In Middlemarch by George Eliot, published in 1871, it was the modern mustache, and Arthur Conan Doyle, himself a possessor of a formidable adornment on his upper lip, used the spelling moustache in the singular, in the 1890s. A period of transition can be observed in the choice of Agatha Christie to use both the singular and the plural in her Hercule Poirot novels, many of which were written in the 1920s and 1930s.

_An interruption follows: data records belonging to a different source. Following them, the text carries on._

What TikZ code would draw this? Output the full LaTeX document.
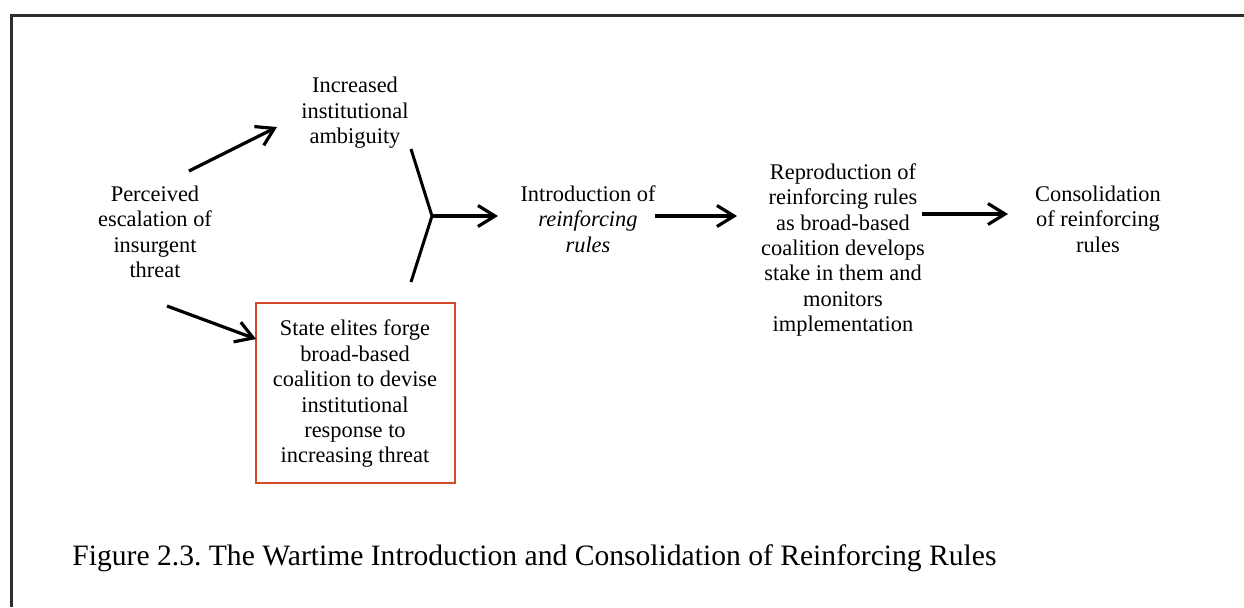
\documentclass[tikz,border=0pt]{standalone}
\usepackage{fontspec}
\setmainfont{Liberation Serif}
\newfontfamily\tnr{Liberation Serif}
\frenchspacing
\usetikzlibrary{arrows.meta}
\definecolor{boxred}{RGB}{214,74,44}
\definecolor{frame}{RGB}{45,45,45}
\tikzset{
  lbl/.style={align=center, inner sep=0pt, font=\tnr\fontsize{11.2pt}{12.7pt}\selectfont},
  arr/.style={line width=1.6pt, -{Straight Barb[length=8.5pt,width=10.5pt,line width=1.6pt]}},
  ln/.style={line width=1.5pt},
  redbox/.style={draw=boxred, line width=1pt, minimum width=99.5pt, minimum height=90pt, inner sep=0pt}
}
\begin{document}
\begin{tikzpicture}[x=0.5pt,y=-0.5pt]
\useasboundingbox (0,0) rectangle (1244,607);
\fill[white] (0,0) rectangle (1244,607);
\draw[frame, line width=1.5pt] (1244,15) -- (11,15) -- (11,607);

\node[lbl] (amb) at (355,113) {Increased\\institutional\\ambiguity};
\node[lbl] (perc) at (155,232) {Perceived\\escalation of\\insurgent\\threat};
\node[redbox] (box) at (355.5,393) {};
\node[lbl] (boxtxt) at (355,394) {State elites forge\\broad-based\\coalition to devise\\institutional\\response to\\increasing threat};
\node[lbl] (intro) at (588,219) {Introduction of\\\textit{reinforcing}\\\textit{rules}};
\node[lbl] (repro) at (843,250) {Reproduction of\\reinforcing rules\\as broad-based\\coalition develops\\stake in them and\\monitors\\implementation};
\node[lbl] (cons) at (1098,219) {Consolidation\\of reinforcing\\rules};
\node[anchor=base west, inner sep=0pt, font=\tnr\fontsize{14.8pt}{17pt}\selectfont] (cap) at (72,565) {Figure 2.3. The Wartime Introduction and Consolidation of Reinforcing Rules};

\coordinate (a1s) at (189,171);
\coordinate (a1e) at (277,127);
\coordinate (a2s) at (167,306);
\coordinate (a2e) at (256,339);
\coordinate (yu) at (411,149);
\coordinate (yj) at (432,216);
\coordinate (yl) at (411,282);
\coordinate (a3e) at (498,216);
\coordinate (a4s) at (655,216);
\coordinate (a4e) at (737,216);
\coordinate (a5s) at (922,214);
\coordinate (a5e) at (1008,214);

\draw[arr] (a1s) -- (a1e);
\draw[arr] (a2s) -- (a2e);
\draw[ln] (yu) -- (yj) -- (yl);
\draw[arr] (yj) -- (a3e);
\draw[arr] (a4s) -- (a4e);
\draw[arr] (a5s) -- (a5e);
\end{tikzpicture}
\end{document}
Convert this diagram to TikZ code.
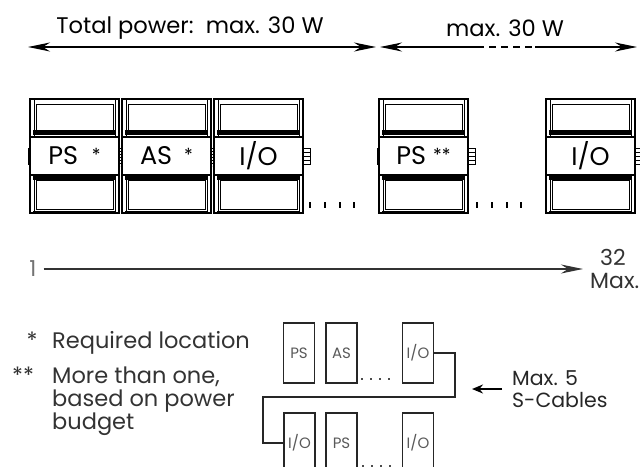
\documentclass[tikz,border=0pt]{standalone}
\usepackage{fontspec}
\setmainfont{Poppins}
\usetikzlibrary{arrows.meta}
\newcommand\plcmod[3]{%
  \begin{scope}[shift={(#2,0)}]
    \draw[modframe] (0,99) rectangle (89,213);
    \draw[modthin] (4,99) -- (4,137) (85,99) -- (85,137);
    \draw[modthin] (4,176) -- (4,213) (85,176) -- (85,213);
    \draw[modthin] (6,104) rectangle (83,131);
    \fill (3,130) rectangle (86,135);
    \draw[modframe] (0,137) -- (89,137) (0,175) -- (89,175);
    \fill (3,175) rectangle (86,180);
    \draw[modthin] (6,180) rectangle (83,209);
    \draw[line width=2pt] (3,212) -- (86,212);
    \draw[line width=1.8pt] (6,99.5) -- (60,99.5);
    \node[modlbl] (#1) at (44.5,156) {#3};
  \end{scope}}
\newcommand\plctab[2]{%
  \draw[modthin] (#1,#2) rectangle ++(7,16);
  \draw[line width=0.6pt] (#1,#2+4) -- ++(7,0) (#1,#2+8) -- ++(7,0) (#1,#2+12) -- ++(7,0);}
\newcommand\plcdots[2]{%
  \foreach \dx in {0,15,30,44} {\fill (#1+\dx-1.2,#2-3) rectangle (#1+\dx+1.2,#2+3);}}
\newcommand\modstar[1]{\raisebox{3pt}{\fontsize{18}{18}\selectfont #1}}
\begin{document}
\begin{tikzpicture}[x=1pt,y=-1pt,
  modframe/.style={line width=1.2pt},
  modthin/.style={line width=0.8pt},
  modlbl/.style={font=\fontsize{25.5}{25.5}\selectfont, inner sep=0pt},
  toptxt/.style={font=\fontsize{22.6}{22.6}\selectfont, inner sep=0pt},
  legtxt/.style={font=\fontsize{22.5}{23}\selectfont, inner sep=0pt, text=black!80, align=left},
  numtxt/.style={font=\fontsize{22}{22}\selectfont, inner sep=0pt, text=black!80},
  pwline/.style={line width=1.4pt},
  pwarrow/.style={line width=1.4pt, -{Stealth[length=22pt,width=9pt,inset=7pt]}},
  sbox/.style={draw=black!85, line width=1.2pt, minimum width=31pt, minimum height=60pt, inner sep=0pt,
    font=\fontsize{15}{15}\selectfont, text=black!65},
  cable/.style={draw=black!85, line width=1.3pt}]
\useasboundingbox (0,0) rectangle (640,466);
\clip (0,0) rectangle (640,466);

% top power labels
\node[toptxt] (tp) at (190,28) {Total power:\ \ max. 30 W};
\node[toptxt] (m30) at (505,28) {max. 30 W};
\coordinate (a1) at (28,47);
\coordinate (a2) at (376,47);
\coordinate (a3) at (380,47);
\coordinate (a4) at (477,47);
\coordinate (a5) at (535,47);
\coordinate (a6) at (637,47);
\draw[pwarrow] (tp |- a1) -- (a1);
\draw[pwarrow] (tp |- a1) -- (a2);
\draw[pwarrow] (a4) -- (a3);
\draw[pwline, dash pattern=on 7pt off 5pt] (a4) -- (a5);
\draw[pwarrow] (a5) -- (a6);

% modules
\plcmod{ps1}{30}{PS\hspace{14pt}\modstar{*}}
\plcmod{as1}{122}{AS\hspace{12pt}\modstar{*}}
\plcmod{io1}{214}{I/O}
\plcmod{ps2}{379}{PS\hspace{7pt}\modstar{**}}
\plcmod{io2}{546}{I/O}
\fill (27.5,148) rectangle (30.5,165);
\fill (376.5,148) rectangle (379.5,165);
\draw[line width=1pt, dotted] (120.5,148) -- (120.5,166);
\draw[line width=1pt, dotted] (212.5,148) -- (212.5,166);
\plctab{303}{148}
\plctab{468}{148}
\plctab{635}{148}
\plcdots{310}{205}
\plcdots{477}{205}

% bottom count arrow
\node[numtxt, text=black!55] (one) at (33,269) {1};
\coordinate (n32end) at (583,269);
\draw[pwarrow, draw=black!80] ([xshift=7pt]one.east) -- (n32end);
\node[numtxt] (n32) at (613,257) {32};
\node[numtxt, anchor=west] (nmax) at (590,281) {Max.};

% legend
\node[legtxt] (st1) at (32,340) {*};
\node[legtxt] (st2) at (23,375) {**};
\node[legtxt, anchor=west] (req) at (52,343) {Required location};
\node[legtxt, anchor=north west] (more) at (52,367) {More than one,\\based on power\\budget};

% small layout
\node[sbox] (sps) at (299,353) {PS};
\node[sbox] (sas) at (341.5,353) {AS};
\node[sbox] (sio1) at (418,353) {I/O};
\node[sbox] (bio1) at (299.5,443) {I/O};
\node[sbox] (bps) at (341.5,443) {PS};
\node[sbox] (bio2) at (418,443) {I/O};
\foreach \dx in {0,9,18,27} {\fill[black!70] (361+\dx,378) rectangle ++(2.2,2.2);}
\foreach \dx in {0,9,18,27} {\fill[black!70] (362+\dx,465) rectangle ++(2.2,2.2);}
\draw[cable] (sio1.east) -- (455,353) |- (263,397) |- (bio1.west);

\node[legtxt, font=\fontsize{20.5}{22.5}\selectfont, anchor=west, text=black!85] (mx5) at (512,389) {Max. 5\\S-Cables};
\coordinate (mxa) at (472,389);
\draw[line width=2.6pt, -{Stealth[length=11pt,width=9pt]}] ([xshift=-10pt]mx5.west) -- (mxa);
\end{tikzpicture}
\end{document}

There seemed to be a settling of usage by the late 19th century: the French-derived mustache or moustache (which has become the preferred spelling in British English) for generic references to masculine upper-lip growths, and mustachios or, less commonly, the singular mustachio, when special emphasis on the size or grooming is made:

“A lot of supervillains with updates on the waxed mustachios.”
— James Schamus, quoted in Entertainment Weekly, June 2003

And, though mustache has become the standard term, the adjective with the meaning “having a mustache” is evenly split between mustached and mustachioed, with the latter clearly the choice for writers who wish to show the same special emphasis that mustachios provides:

All the while, the Colorado secondary did its part to keep the Cougars' well mustachioed quarterback, graduate transfer Gardner Minshew, from settling in.
— Kyle Newman, The Denver Sun, 11 November 2018

Randy Bryce became a mustachioed folk hero to the left beginning last year.
— Josh Voorhees, slate.com, 13 November 2018

All of which is to say that it took English a very long time to settle on what to call the outgrowth of hair on a man’s upper lip. A sign of how unstable this word has been is that the entry in our Unabridged Dictionary showed that moustache was the preferred spelling for American English as late as 1961. The intersection and overlapping of forms and spellings have settled fairly recently, making mustache (or moustache), finally, a stable term in contemporary usage, but only by a whisker.